I’ve been staying with a family here for the past week: a man, a woman – who approached me at the bus station, or actually it was a guy with her who approached me asking if I needed somewhere to stay, which I did – and an occasional 20 year old son. They invited me into their living room this afternoon for a coffee and then some wine and some pumpkin. They live in the living room at the moment, at least whilst I’m there. The man told me the room I’m now staying in is actually his bedroom. I’m paying 45 euros for the week. The man, after a stroke 7 years ago, is paralysed down his left side and can no longer work. He gets a pension of 100 euros a month, which he says is not enough, particularly in winter when they have to have the heating on. It’s cold here. I’ve put the fur lining back in my coat. Only a couple of weeks ago in Greece I was lying on a beach and swimming in the sea. And a week ago in Athens I was walking around in a T-shirt. Athens is not that much further south than here, but Ohrid is 600m above sea level. Lake Ohrid is one of the oldest in the world, and Ohrid is one of the oldest known European settlements. Ohrid is the Jerusalem for Slavic peoples, he said.


Thessaloniki, Greece

I’ve just taken the overnight train from Athens. Sitting in the smoky station cafe waiting for the connection to Skopje, Macedonia, having just eaten a sickly sweet king-size chocolate croissant with Nutella-type chocolate oozing out of it.


Samos, Greece

Paying the bill in the hotel today the woman went through the things I’d eaten or drunk then started saying two and a half hours internet, three hours internet etc.. They had wifi access and I’d been sitting there with my laptop, assuming it was free, not realizing they were noting down how long I was sitting there and charging me for it. There were signs saying internet 3 euros per hour by the computers, but when there’s wifi that’s usually free, except when some charging thing comes up on the screen and you have to put in a credit card number. I mentioned it to them but I still paid it.

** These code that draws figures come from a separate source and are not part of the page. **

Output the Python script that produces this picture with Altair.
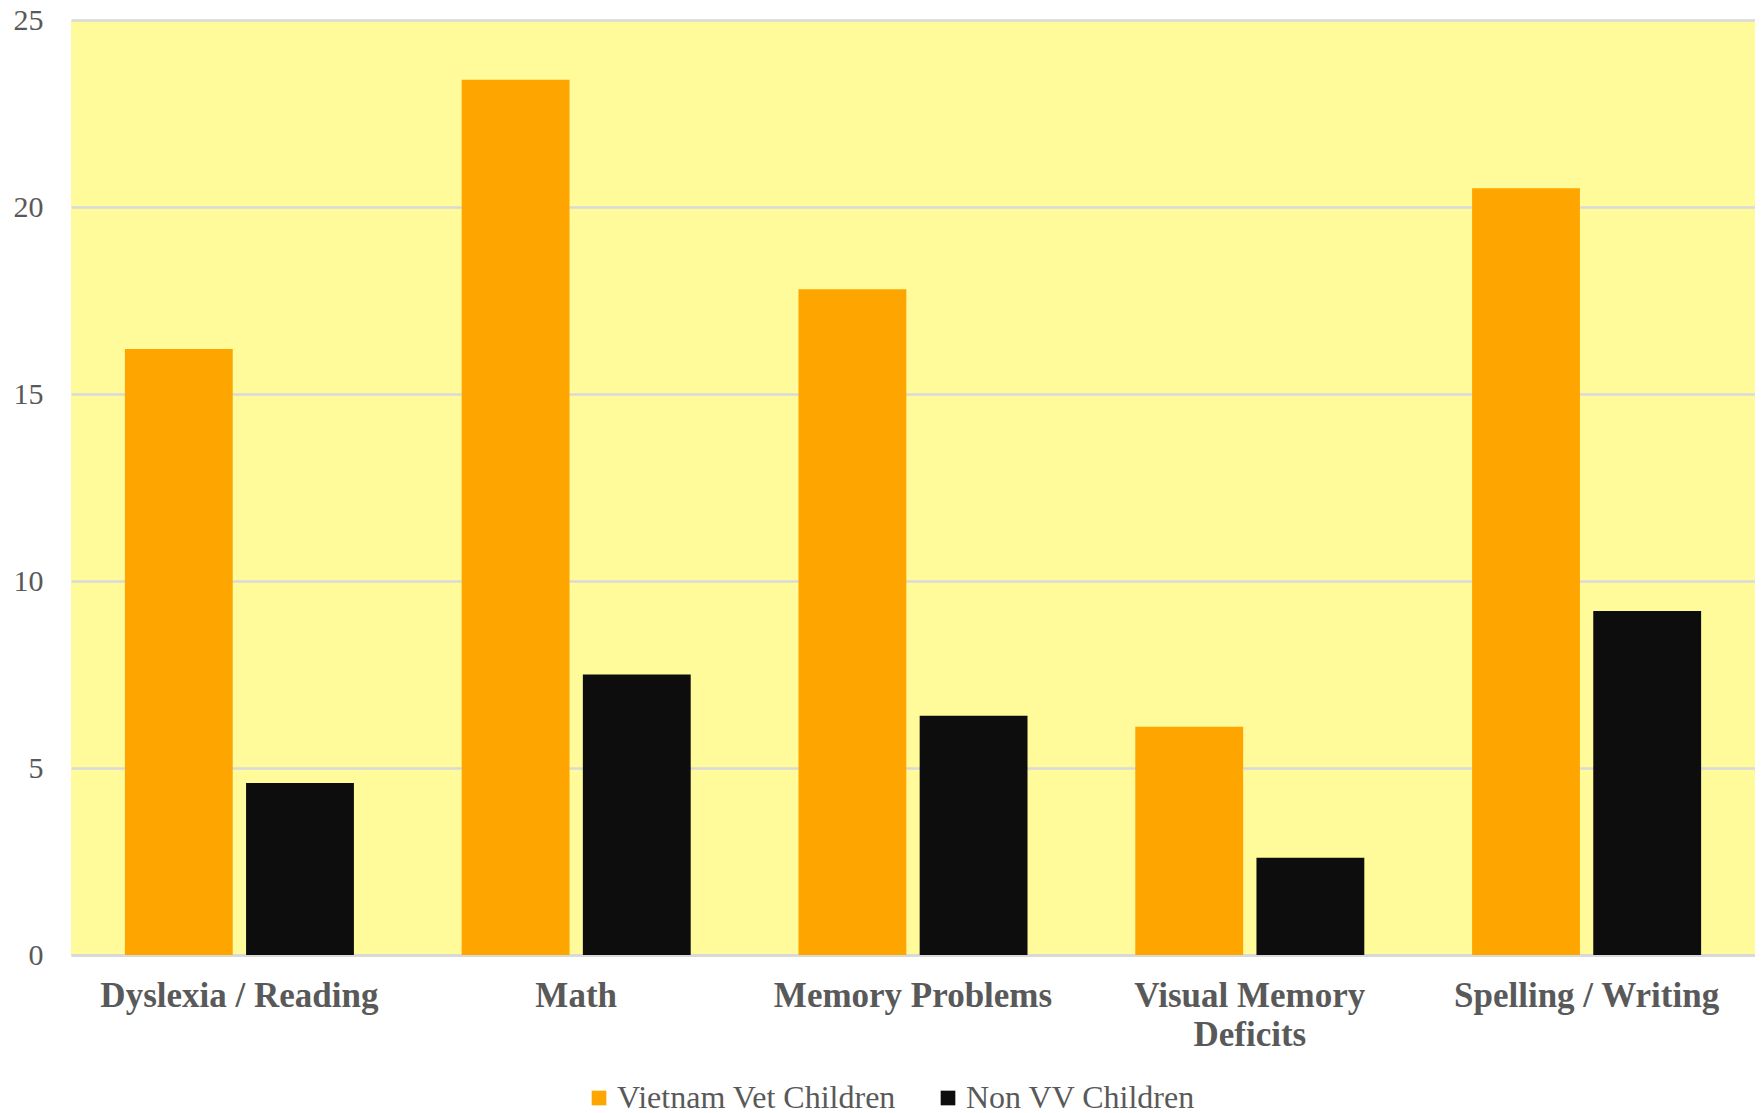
import altair as alt
import pandas as pd

categories = ["Dyslexia / Reading", "Math", "Memory Problems", "Visual Memory Deficits", "Spelling / Writing"]
series = ["Vietnam Vet Children", "Non VV Children"]
vv_values = [16.2, 23.4, 17.8, 6.1, 20.5]
non_vv_values = [4.6, 7.5, 6.4, 2.6, 9.2]
y_ticks = [0, 5, 10, 15, 20, 25]
colors = ["#FFA500", "#0D0D0D"]

rows = []
for c, a, b in zip(categories, vv_values, non_vv_values):
    rows.append({"category": c, "series": series[0], "value": a})
    rows.append({"category": c, "series": series[1], "value": b})
df = pd.DataFrame(rows)

FONT = "Liberation Serif"
TXT = "#595959"

label_expr = ("length(datum.label) > 20 ? "
              "[substring(datum.label, 0, lastindexof(datum.label, ' ')), "
              "substring(datum.label, lastindexof(datum.label, ' ') + 1)] : datum.label")

chart = alt.Chart(df).mark_bar().encode(
    x=alt.X("category:N", sort=categories,
            scale=alt.Scale(paddingInner=0.32, paddingOuter=0.16),
            axis=alt.Axis(title=None, labelAngle=0, labelFont=FONT, labelFontSize=35,
                          labelFontWeight="bold", labelColor=TXT, labelPadding=23,
                          labelLineHeight=39, labelLimit=500, ticks=False,
                          domainColor="#D9D9D9", domainWidth=3, labelExpr=label_expr)),
    xOffset=alt.XOffset("series:N", sort=series, scale=alt.Scale(paddingInner=0.11)),
    y=alt.Y("value:Q", scale=alt.Scale(domain=[0, 25]),
            axis=alt.Axis(title=None, values=y_ticks, domain=False, ticks=False,
                          gridColor="#D9D9D9", gridWidth=2.5, labelFont=FONT,
                          labelFontSize=30, labelColor=TXT, labelPadding=28,
                          labelFlush=False)),
    color=alt.Color("series:N", sort=series,
                    scale=alt.Scale(domain=series, range=colors),
                    legend=alt.Legend(title=None, orient="none", direction="horizontal",
                                      legendX=512, legendY=1062, symbolType="square",
                                      symbolSize=215, symbolStrokeWidth=0,
                                      labelFont=FONT, labelFontSize=32, labelColor=TXT,
                                      labelLimit=500, labelOffset=2, columnPadding=36)),
).properties(
    width=1684, height=935,
    background="white",
    autosize=alt.AutoSizeParams(type="none"),
    padding={"left": 63, "top": 12, "right": 0, "bottom": 160},
).configure_view(
    fill="#FFFA9A", stroke=None
)

chart.save("out.html", embed_options={"renderer": "svg", "actions": False})
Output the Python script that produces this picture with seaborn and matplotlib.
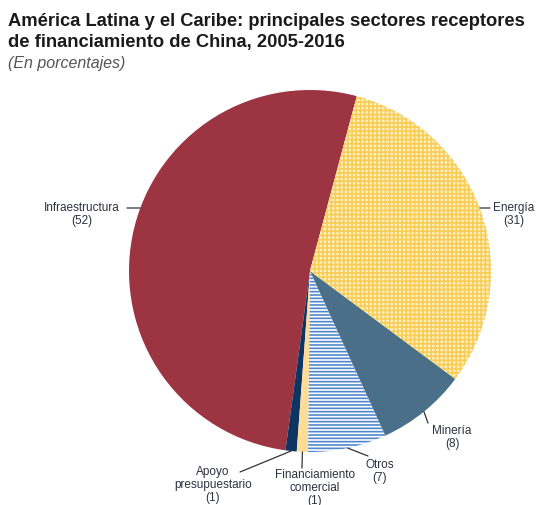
import matplotlib
matplotlib.use('Agg')
import numpy as np
import matplotlib.pyplot as plt
import seaborn as sns

# datos (en porcentajes)
sectores = ['Infraestructura', 'Apoyo\npresupuestario', 'Financiamiento\ncomercial',
            'Otros', 'Minería', 'Energía']
porcentajes = [52, 1, 1, 7, 8, 31]
etiquetas = [f'{s}\n({v})' for s, v in zip(sectores, porcentajes)]

colores = ['#9C3441', '#0E3462', '#FDDD96', '#FFFFFF', '#4A7089', '#FFF0C4']
tramas = [None, None, None, '-----', None, '++++']
color_trama = ['#9C3441', '#0E3462', '#FDDD96', '#4F86CC', '#4A7089', '#F7CD55']

sns.set_style('white')
plt.rcParams['font.family'] = ['Liberation Sans', 'DejaVu Sans']
plt.rcParams['hatch.linewidth'] = 1.2

W, H = 541, 506
fig = plt.figure(figsize=(W / 100, H / 100), dpi=100)

# pie: centre (310, 272) px from top, radius ~181 px
cx, cy, r = 310, 272, 181
ax = fig.add_axes([(cx - r) / W, (H - cy - r) / H, 2 * r / W, 2 * r / H])
wedges, _ = ax.pie(porcentajes, colors=colores, startangle=75, counterclock=True,
                   wedgeprops=dict(linewidth=0))
for w, h, ec in zip(wedges, tramas, color_trama):
    w.set_edgecolor(ec)
    if h:
        w.set_hatch(h)
ax.set_xlim(-1, 1)
ax.set_ylim(-1, 1)
ax.axis('off')

# title
fig.text(8 / W, 1 - 13 / H, 'América Latina y el Caribe: principales sectores receptores\n'
         'de financiamiento de China, 2005-2016',
         ha='left', va='top', fontsize=13.2, fontweight='bold', color='#1a1a1a',
         linespacing=1.3)
fig.text(8 / W, 1 - 56 / H, '(En porcentajes)', ha='left', va='top', fontsize=11.5,
         style='italic', color='#555555')

# label text position (centre x, first-line y) and leader end, px from top
pos_texto = [(82, 209), (213, 473), (315, 476), (380, 466), (452, 432), (514, 209)]
fin_linea = [(127, 209), (240, 473), (302, 469), (368, 457), (428, 424), (490, 209)]

for w, lab, (tx, ty), (lx, ly) in zip(wedges, etiquetas, pos_texto, fin_linea):
    if w.theta2 - w.theta1 > 100 or w.theta1 < 0 or w.theta2 > 360:
        # horizontal leader: edge point at the label height
        yd = (cy - ly) / r
        xd = np.sign(lx - cx) * np.sqrt(1 - yd ** 2)
    else:
        ang = np.deg2rad((w.theta1 + w.theta2) / 2)
        xd, yd = np.cos(ang), np.sin(ang)
    ax.annotate('', xy=(xd, yd), xycoords='data', xytext=(lx, H - ly),
                textcoords='figure pixels',
                arrowprops=dict(arrowstyle='-', color='#333333', lw=0.9,
                                shrinkA=0, shrinkB=0), annotation_clip=False)
    fig.text(tx / W, 1 - (ty - 7) / H, lab, ha='center', va='top', fontsize=8.5,
             color='#2e3040', linespacing=1.1)

fig.savefig('out.png', dpi=100)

Hunting muslims in the Carpathians

Sitting on the sofa of the small common room area of the hostel in Lviv with my laptop, a two year old Mac Powerbook whose battery has pretty much died so it now needs to be constantly connected to a power supply. In the area just outside, covered by a leaking plastic roof, where building work is going on, occasionally, some men sit around a table drinking vodka and beer. One of them is the owner of the hostel. He invites me to come and join them for a drink. He speaks a little English but none of the others speak any. I’m introduced to them by immediately forget their names. The owner pours out vodka into small plastic cups, except I get a metal measuring cup.